This month, E.G. and Metro Arts are bringing the world-class play, Poison, to Brisbane. This is the first time production of Poison on Australian soil. Written by one of Holland's most renowned contemporary playwrights, Lot Vekemans, Poison has been an international success since first premiering in 2009. Credited to its popularity and poetic genius, Poison has collected numerous awards across Europe and has since been translated into 15 languages.
Delicately depicted, Poison exposes the raw human emotions of grief, betrayal and anguish. It shares with the audience an intense story of ex-husband and wife reuniting after 10 years of separation. They are confronted with a moral dilemma and associated emotional turmoil; they must decide whether or not to relocate the body of their deceased son.
A mysterious poison has leeched into the soil of the grave-site, a poison which is symbolically emphasized by the title of the play, and an emotional poison which plays an insidious undertone throughout the play; that is, the effects of grief on bereaved individuals and their relationships.
It's not just the title that holds multiple interpretations.

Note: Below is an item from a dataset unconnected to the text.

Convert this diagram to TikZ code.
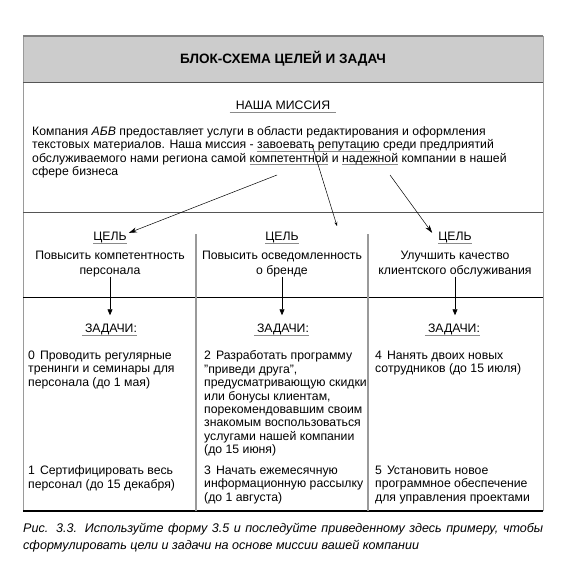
\documentclass[tikz,border=0pt]{standalone}
\usepackage{fontspec}
\setmainfont{Liberation Sans}
\usetikzlibrary{arrows.meta}
\definecolor{headgray}{HTML}{CCCCCC}
\definecolor{sidegray}{HTML}{9A9A9A}
\definecolor{topgray}{HTML}{7F7F7F}
\definecolor{darkline}{HTML}{555555}
\definecolor{ulgray}{HTML}{8A8A8A}
\newsavebox\ulbox
\newcommand\grayul[1]{\sbox\ulbox{#1}\rlap{\textcolor{ulgray}{\rule[-2.8pt]{\wd\ulbox}{0.8pt}}}\usebox\ulbox}
\newcommand\firststrut{\rule{0pt}{10bp}}
\begin{document}
\begin{tikzpicture}[x=1bp,y=-1bp,
    bodytext/.style={font=\fontsize{12.3}{13.5}\selectfont, inner sep=0pt},
    titletext/.style={font=\fontsize{13.6}{15}\selectfont\bfseries, inner sep=0pt, anchor=base},
    headword/.style={bodytext, anchor=base},
    tasktext/.style={bodytext, align=left, anchor=north west, execute at begin node=\firststrut},
    goaltext/.style={font=\fontsize{12.3}{15}\selectfont, inner sep=0pt, align=center, anchor=north, execute at begin node=\firststrut},
    captext/.style={font=\fontsize{12.6}{17}\selectfont\itshape, inner sep=0pt, anchor=north west, text width=520bp, align=justify, execute at begin node=\firststrut},
    ul/.style={ulgray, line width=0.9bp},
    missionarrow/.style={-{Stealth[length=8bp,width=5bp]}, line width=0.5bp},
    taskarrow/.style={-{Triangle[length=6bp,width=5bp]}, line width=0.7bp, shorten >=8.5bp}]
  \useasboundingbox (0,0) rectangle (575,568);
  \fill[headgray] (23,36) rectangle (543,83);
  \draw[sidegray, line width=1bp] (23,511) -- (23,36);
  \draw[sidegray, line width=1bp] (543,36) -- (543,511);
  \draw[topgray, line width=1.2bp] (23,36) -- (543,36);
  \draw[darkline, line width=1bp] (23,83) -- (543,83);
  \draw[darkline, line width=1bp] (23,212) -- (543,212);
  \draw[black, line width=1bp] (23,297) -- (543,297);
  \draw[black, line width=1.1bp] (23,511) -- (543,511);
  \draw[sidegray, line width=1.1bp] (196,234) -- (196,511);
  \draw[sidegray, line width=1.1bp] (368,234) -- (368,511);

  \node[titletext] (title) at (283,64) {БЛОК-СХЕМА ЦЕЛЕЙ И ЗАДАЧ};
  \node[headword] (mission) at (283,109.5) {НАША МИССИЯ};
  \draw[ul] ([xshift=-6bp,yshift=-2.8bp]mission.base west) -- ([xshift=6bp,yshift=-2.8bp]mission.base east);
  \node[tasktext] (missiontext) at (32,126)
    {Компания \textit{АБВ} предоставляет услуги в области редактирования и оформления\\
     текстовых материалов. Наша миссия - \grayul{завоевать репутацию} среди предлриятий\\
     обслуживаемого нами региона самой \grayul{компетентной} и \grayul{надежной} компании в нашей\\
     сфере бизнеса};

  \node[headword] (g1) at (110,240.5) {ЦЕЛЬ};
  \node[headword] (g2) at (282,240.5) {ЦЕЛЬ};
  \node[headword] (g3) at (455,240.5) {ЦЕЛЬ};
  \foreach \g in {g1,g2,g3}
    \draw[ul] ([yshift=-2.8bp]\g.base west) -- ([yshift=-2.8bp]\g.base east);
  \node[goaltext] (gt1) at (110,250.5) {Повысить компетентность\\персонала};
  \node[goaltext] (gt2) at (282,250.5) {Повысить осведомленность\\о бренде};
  \node[goaltext] (gt3) at (455,250.5) {Улучшить качество\\клиентского обслуживания};

  \node[headword] (z1) at (111,332.5) {ЗАДАЧИ:};
  \node[headword] (z2) at (283,332.5) {ЗАДАЧИ:};
  \node[headword] (z3) at (454,332.5) {ЗАДАЧИ:};
  \foreach \z in {z1,z2,z3}
    \draw[ul] ([xshift=-3bp,yshift=-2.8bp]\z.base west) -- ([yshift=-2.8bp]\z.base east);

  \node[tasktext] (t0) at (28,350.5) {0\hskip5bp Проводить регулярные\\тренинги и семинары для\\персонала (до 1 мая)};
  \node[tasktext] (t1) at (28,465.5) {1\hskip5bp Сертифицировать весь\\персонал (до 15 декабря)};
  \node[tasktext] (t2) at (204,350.5) {2\hskip5bp Разработать программу\\"приведи друга",\\предусматривающую скидки\\или бонусы клиентам,\\порекомендовавшим своим\\знакомым воспользоваться\\услугами нашей компании\\(до 15 июня)};
  \node[tasktext] (t3) at (204,465.5) {3\hskip5bp Начать ежемесячную\\информационную рассылку\\(до 1 августа)};
  \node[tasktext] (t4) at (375,350.5) {4\hskip5bp Нанять двоих новых\\сотрудников (до 15 июля)};
  \node[tasktext] (t5) at (375,465.5) {5\hskip5bp Установить новое\\программное обеспечение\\для управления проектами};

  \node[captext] (caption) at (23,522)
    {Рис. 3.3. Используйте форму 3.5 и последуйте приведенному здесь примеру, чтобы\linebreak
     сформулировать цели и задачи на основе миссии вашей компании};

  \coordinate (m1) at (277,175);
  \coordinate (m2) at (312,145);
  \coordinate (m3) at (390,175);
  \coordinate (tip2) at (337,226);
  \begin{scope}
    \draw[missionarrow] (m1) -- ([xshift=2bp,yshift=-1bp]g1.north east);
    \draw[-{Stealth[length=4bp,width=3bp]}, line width=0.5bp] (m2) -- (tip2);
    \draw[missionarrow] (m3) -- ([xshift=-6bp,yshift=-1bp]g3.north west);
    \draw[taskarrow] (gt1.south) -- (gt1.south |- z1.north);
    \draw[taskarrow] (gt2.south) -- (gt2.south |- z2.north);
    \draw[taskarrow] (gt3.south) -- (gt3.south |- z3.north);
  \end{scope}
\end{tikzpicture}
\end{document}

There are many poetic layers within Poison, some more subtle than others. The characters, He and She, do not have names as such. This may seem peculiar at first, but is extremely clever when you realise the intention behind it. You see, names carry preconceptions. Preconceptions that create false profiles and story-lines in our minds, story-lines that would detract from the experience Vekemans intended. The play is about witnessing and exploring the raw emotions of grief. One could say that grief is the protagonist.
Another subtle touch is the stage design. At first, it may appear simple and minimalistic, perhaps to focus attention on the complex artistic expression of grief. However, when you come to realise what the rings of circles on the ground symbolise, the stage then becomes another imaginary layer of grief. The circles symbolise the 'Circle of Grief' or 'Ring Theory', a concept created by psychologists Silk and Goldman.
The distance from the centre circle represents the emotional distance you are from the grief. Those in the centre ring are faced with the full wrath of the eye of the emotional storm. With no walls or corners to seek shelter; there is a perception of there being nowhere to hide. The inner circle is where one is most vulnerable and is forced to confront their rawest innermost thoughts and emotions.
The passion and dedication to sensitively convey the story of Poison is evident when you hear the cast and production team discuss the play. Their ambition is shared with the that of the vision of Metro Arts and Jo Thomas: to bring to Brisbane the best of what the world stage has to offer and to place it in the palms of our hands.
Poison has taken many long hours of preparation for local artists, Elise Greig (Producer and Actor, She) and Paul Bishop (Actor, He) as they intimately explored the multiple facets of the seven stages of grief so as to deliver to us an extraordinary theatre experience. The audience will also observe the intricately complex relationship shared between She and He. Though the play hints at a once deep love now lost, there is the reality of frustrations, perceptions, unmet expectation, feelings of betrayal and how time changes us all, that also play a part in how She and He interact.
Director, Catarina Hebbard, has also poured her heart and soul into the production to ensure that the play is given the justice it deserves. It takes true talent and genius to encapsulate and authentically reproduce an intricate play such as Poison.
In an interview with Director, Cat, I asked about her thoughts on grief and if it can ever be resolved. Cat described grief as like acquiring an invisible passenger who stays with you for the rest of your life. Not apparent on the outside, but always present within, they have the ability to poke you every now and then at unexpected moments. Random and seemingly insignificant triggers can instantly spark memory of the person or thing lost. It could be as simple as a resemblance in the look in a stranger's eyes, hearing a laugh or a moment whilst stirring your tea. Grief manifests itself differently for everyone, but one thing we all share is that it changes us forever. Grief isn't an intrinsically good or bad thing, it simply permanently influences how you react and respond to the world.
Recognition should also be given to local talent, Raymond Milner for the ingenious artistic set design, Tony Byrne (Sound Design) and Lauren Sallaway (Lighting Design) for provoking a deeper connect with She, He and grief. Special recognition should also go to Carli Griffin (Stage Manager), Kerith Atkinson (Assistant Director) and Aaron Dora (Producing and Marketing Assistant) for bringing the play to life.
Poison will be running from 9th to 19th May at the Sue Benner Theatre, Metro Arts at 109 Edward Street, Brisbane. Ticket can be purchased online with prices ranging from $28 general admission to $20 concession admission. Companion card tickets are also available. A link to ticket sales can be found at www.metroarts.com.au/events/poison/
There is a Bar in the foyer of Metro Arts which serves pre-performance drinks. Every cup sold supports the range of Metro Arts' programs and activities targeting independent artists.
As further testimony to the brilliance of this play, there are future plans for English and Dutch film adaptations. I encourage you to take the opportunity to see this live play whilst you have the opportunity as there are moments and subtleties that can only be experienced on the open stage.